The Chainlink network provides reliable tamper-proof inputs and outputs for complex smart contracts on any blockchain. Smart contracts allow you to execute tamper-proof digital agreements, which are considered highly secure and reliable.
In order to maintain a contracts’ overall reliability, the inputs and outputs which the contract relies on also need to be secure. Chainlinks provide a reliable connection to external data, that is provably secure end-to-end.
Chainlink has been popular in the blockchain community with its architecture as a decentralized Oracle technology. Unlike other Oracle designs that rely on a centralized party to be trusted as a gateway, Chainlink is built on a network of independent node operators to offer unique integrations. The node operators are rewarded with the LINK tokens for performing verifiably honest and high-quality work. They can also be punished for being dishonest or turning up a result of poor quality.
The Oracle contract is at the center of the Chainlink design. This is a core aspect of how Chainlink is used in Kaleido blockchain networks.

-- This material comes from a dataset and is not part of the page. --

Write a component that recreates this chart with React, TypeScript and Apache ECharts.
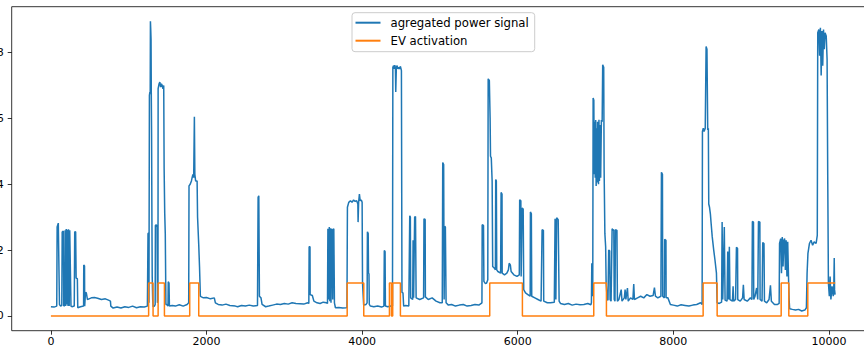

The contract communicates with the Chainlink network nodes by publishing EVM events specifically designed to broadcast client requests for external data or job execution: OracleRequest. The request object contains the job ID, client payment amount, client’s desired job execution parameters, and callback addresses for the client contract to accept job execution results.
More than one Oracle contract may be active in a blockchain network. A Chainlink node operator may choose which Oracle contracts to register with in order to be permitted to handle job requests. A Chainlink client contract may choose which Oracle to send the job request to.
The main consumer of the Chainlink Oracle function is naturally a smart contract. This is what the application developers building enterprise blockchain solutions need to develop.
As described above, a client smart contract is not allowed to interact with the outside world. This must be done by going through a mechanism where the need for the external data is broadcast via transaction events, then an external party that listens for such events gets notified for the request, and grabs the requested data and finally sends it into the chain by calling the smart contract via a transaction.